By Randy Wright - | Oct 11, 2012

The following letter was sent to the Daily Herald and forwarded to me. Names have been changed to protect the naive:

”Hello, my name is Oscar and I am a student at Brigham Young University. I would like to request a story to be written in the paper on the topic of personal cleanliness and responsibility. Too many times do I go to a large function and see people being irresponsible with their trash.

”I am certain that most of us have been taught the importance of cleaning up after ourselves. I recognize that people are employed as janitors and are responsible for cleaning certain areas, but I feel that we use that as an excuse to throw our trash wherever we want.  

”I would really appreciate it if a story pertaining to this topic would be written in the paper. Please let me know if you have any questions or concerns. Thank you for taking the time to read this message and I look forward to hearing back from you.”

Dear Oscar: (((CLICK CONTINUE READING)))

I’m shocked — shocked I say! What sort of civilized nonsense is this you’re talking?

Take going to a movie. You don’t think paying 12 bucks for a ticket entitles you to dump popcorn and soda onto the floor, or to wipe chocolate from your fingers onto the upholstery? Are you a Democrat, or what?
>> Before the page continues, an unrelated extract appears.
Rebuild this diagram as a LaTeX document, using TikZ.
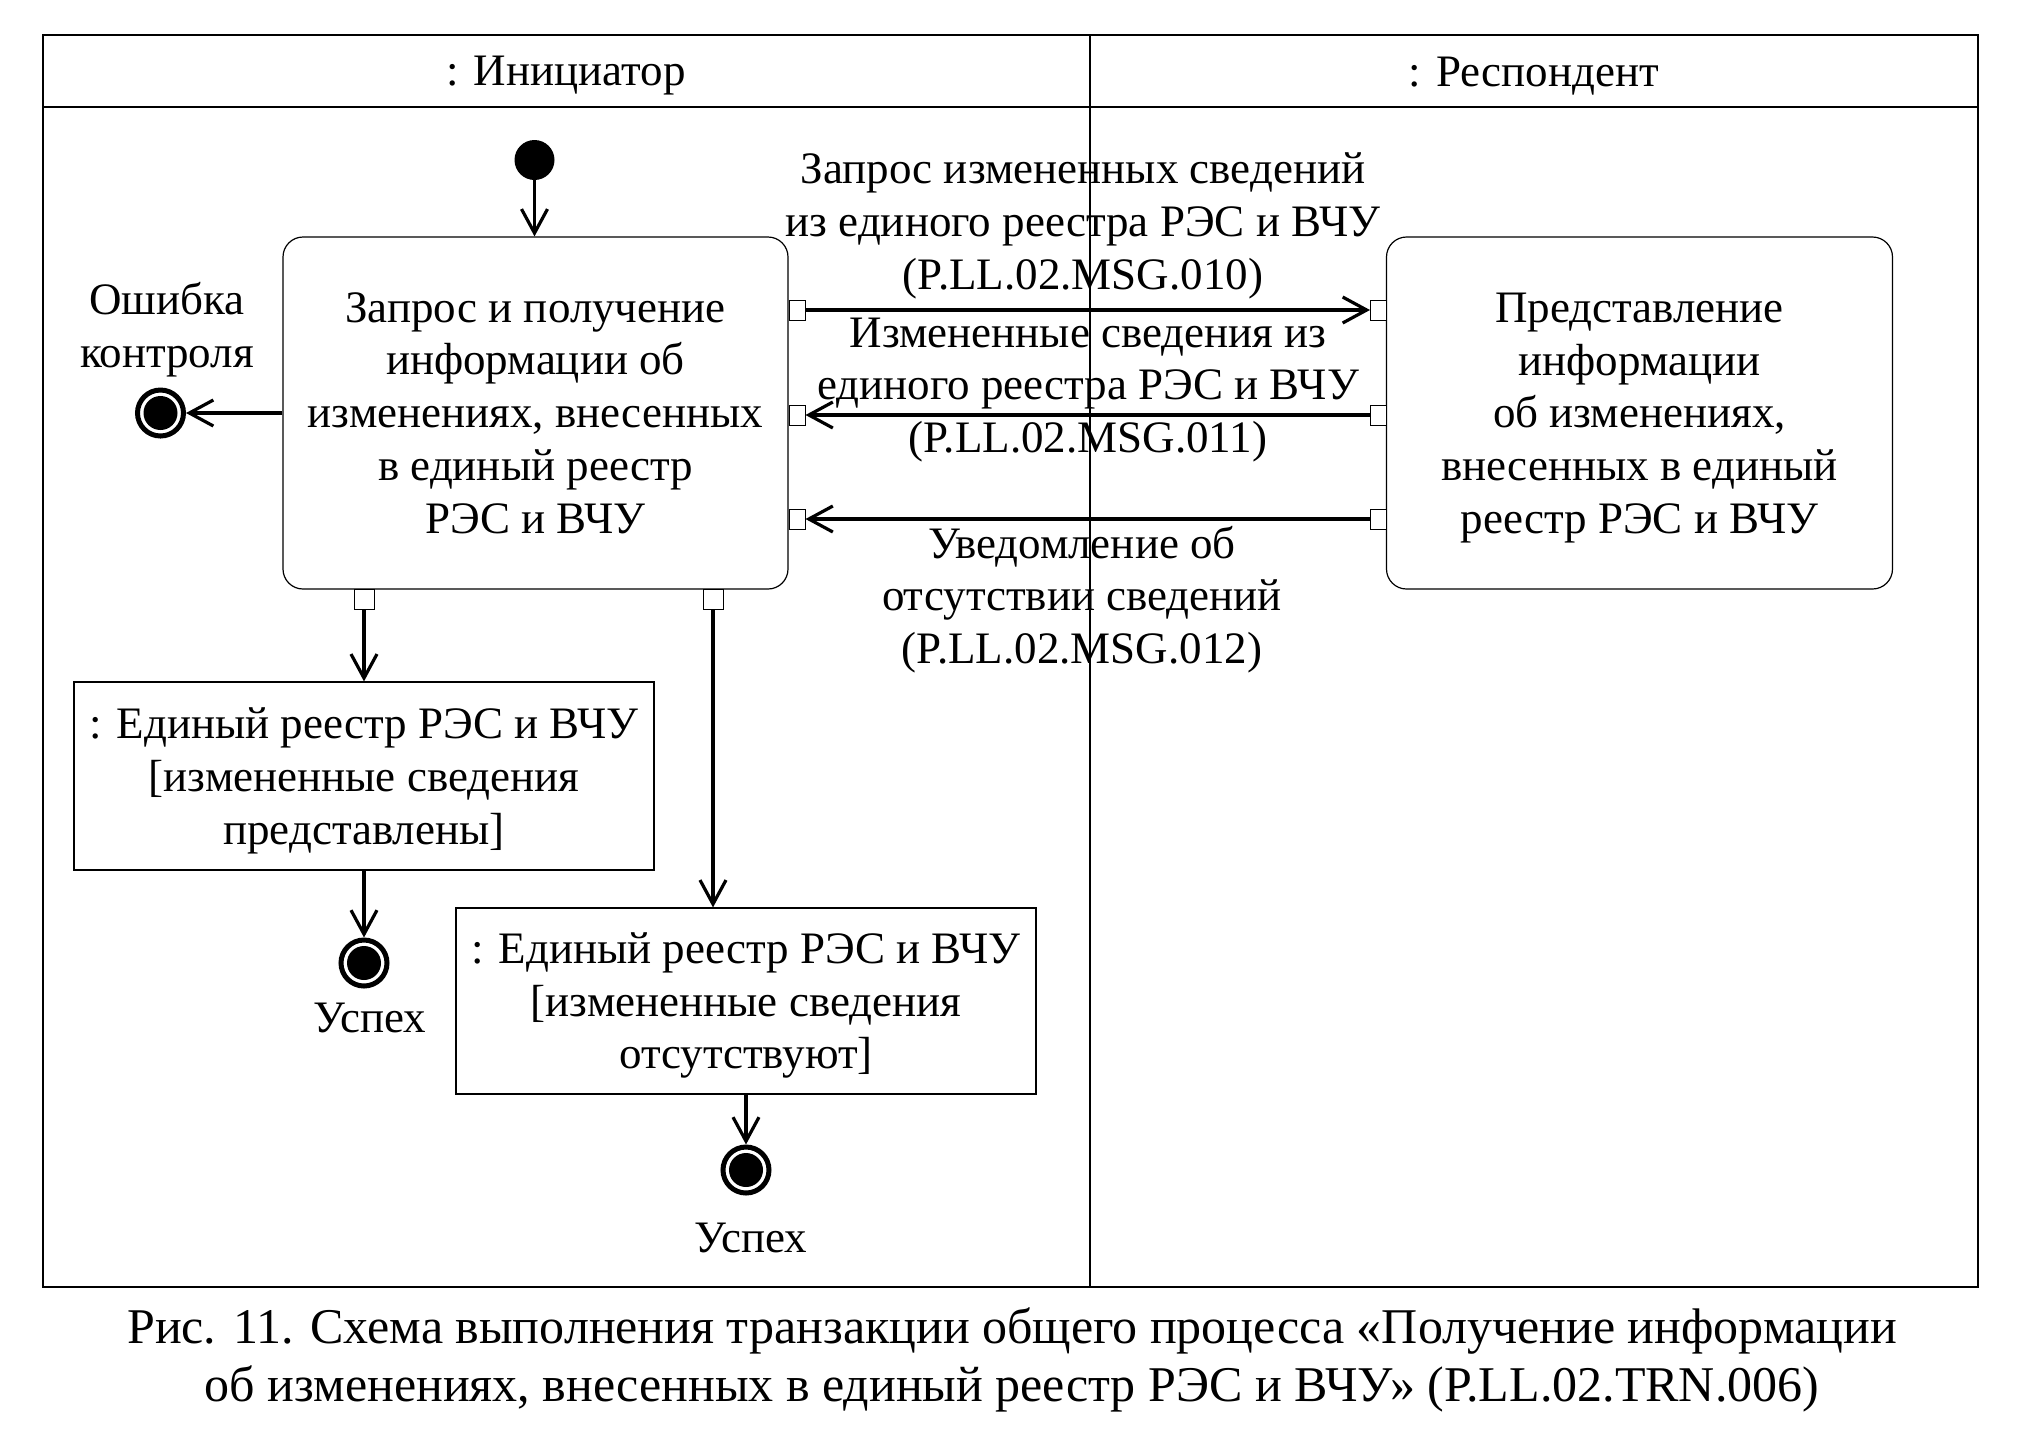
\documentclass[tikz,border=0pt]{standalone}
\usepackage{fontspec}
\setmainfont{Liberation Serif}
\usetikzlibrary{arrows.meta}
\begin{document}
\begin{tikzpicture}[x=0.5pt,y=-0.5pt,
  frame/.style={line width=0.6pt},
  txt/.style={font=\fontsize{22.5}{26.4}\selectfont, align=center, inner sep=0pt},
  act/.style={draw, line width=0.6pt, rounded corners=10pt},
  obj/.style={draw, line width=0.6pt},
  sport/.style={draw, fill=white, line width=0.5pt, minimum width=8pt, minimum height=10pt, inner sep=0pt},
  bport/.style={draw, fill=white, line width=0.5pt, minimum width=10pt, minimum height=10pt, inner sep=0pt},
  initnode/.style={circle, fill=black, minimum size=20pt, inner sep=0pt},
  finalnode/.style={circle, draw, line width=2.5pt, minimum size=23pt, inner sep=0pt,
     path picture={\fill[black] (path picture bounding box.center) circle (8.5pt);}},
  arr/.style={line width=1.6pt, -{Straight Barb[length=12pt,width=13pt]}}
]
\useasboundingbox (0,0) rectangle (2020,1448);
% frame and lanes
\draw[frame] (43,35) rectangle (1978,1287);
\draw[frame] (43,107) -- (1978,107);
\draw[frame] (1090,35) -- (1090,1287);
\node[txt] (h1) at (566,76) {: Инициатор};
\node[txt] (h2) at (1534,76) {: Респондент};

% activity and object boxes
\node[initnode] (init) at (534.5,160) {};
\node[act, minimum width=252.5pt, minimum height=176pt] (A) at (535.5,413) {};
\node[txt] (At) at (535.5,413)
  {Запрос и получение\\информации об\\изменениях, внесенных\\в единый реестр\\РЭС и ВЧУ};
\node[act, minimum width=253pt, minimum height=176pt] (B) at (1639.5,413) {};
\node[txt] (Bt) at (1639.5,418)
  {Представление\\информации\\об изменениях,\\внесенных в единый\\реестр РЭС и ВЧУ};

\node[sport] (pa1) at (797,310) {};
\node[sport] (pa2) at (797,415) {};
\node[sport] (pa3) at (797,519) {};
\node[sport] (pb1) at (1378.5,310) {};
\node[sport] (pb2) at (1378.5,415) {};
\node[sport] (pb3) at (1378.5,519) {};
\node[bport] (pd1) at (364,599) {};
\node[bport] (pd2) at (713,599) {};

\node[finalnode] (err) at (160.5,413) {};
\node[txt] (errl) at (167,330) {Ошибка\\контроля};

\node[obj, minimum width=290pt, minimum height=94pt] (O1) at (364,776) {};
\node[txt] (O1t) at (364,781)
  {: Единый реестр РЭС и ВЧУ\\{[}измененные сведения\\представлены{]}};
\node[obj, minimum width=290pt, minimum height=93pt] (O2) at (746,1001) {};
\node[txt] (O2t) at (746,1005.5)
  {: Единый реестр РЭС и ВЧУ\\{[}измененные сведения\\отсутствуют{]}};

\node[finalnode] (F1) at (364,963) {};
\node[txt] (F1l) at (370,1018) {Успех};
\node[finalnode] (F2) at (746,1170) {};
\node[txt] (F2l) at (751,1238) {Успех};

% message labels
\node[txt] (L1) at (1083,226) {Запрос измененных сведений\\из единого реестра РЭС и ВЧУ\\(P.LL.02.MSG.010)};
\node[txt] (L2) at (1088,390) {Измененные сведения из\\единого реестра РЭС и ВЧУ\\(P.LL.02.MSG.011)};
\node[txt] (L3) at (1082,599.5) {Уведомление об\\отсутствии сведений\\(P.LL.02.MSG.012)};

% connectors
\draw[arr] (init) -- (init |- A.north);
\draw[arr] (A.west) -- (err);
\draw[arr] (pa1.east) -- (pb1.west);
\draw[arr] (pb2.west) -- (pa2.east);
\draw[arr] (pb3.west) -- (pa3.east);
\draw[arr] (pd1.south) -- (pd1.south |- O1.north);
\draw[arr] (pd2.south) -- (pd2.south |- O2.north);
\draw[arr] (O1.south) -- (F1.north);
\draw[arr] (O2.south) -- (F2.north);

% caption
\node[font=\fontsize{25}{29}\selectfont, align=center, inner sep=0pt] (cap) at (1012,1360)
  {Рис. 11. Схема выполнения транзакции общего процесса «Получение информации\\об изменениях, внесенных в единый реестр РЭС и ВЧУ» (P.LL.02.TRN.006)};
\end{tikzpicture}
\end{document}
What sort of controlling mother did you have, anyway?

You’ll pay 12 bucks a ticket to get inside a movie house, and another 12 bucks for the popcorn and soda. For 24 bucks a pop for each of 100 moviegoers, management should be delighted to muck out the play-pen at 8 bucks an hour.

You don’t think paying $60 for a ticket to a football game should include the right to be a slob? Why, that’s almost un-American. Surely, slovenly behavior is protected by the First Amendment to the Constitution. It’s an expression of who we are.

And who are we? We are slobs. You’re right. We don’t want to be responsible.

There is an up-side to this. Along with the soda spilled in the movie theater, wages trickle down, too. Neatness and common courtesy would deprive custodians of their ability to earn an honest wage to support their families. If everyone had good habits, countless innocent children would be driven into the streets to starve. College students would be deprived of income with which to pay their tuition so that they can get higher paying jobs so that somebody else has to clean up the mess.

So don’t be too hard on the mess-makers. They create jobs. Just ask Mitt Romney, who has volunteered to clean up a mess of colossal proportions.

But there are limits to the value of cleanup. If Romney loses the election, it will prove that Americans love messes so much, they’re even willing to go under rather than clean them up. Let’s hope the world’s most famous fish, the one in “The Cat in the Hat,” was not prophetic when he uttered the immortal words: “This mess is so big and so deep and so tall, we cannot pick it up. There is no way at all!”

In that case, we might all wish we’d had more controlling mothers.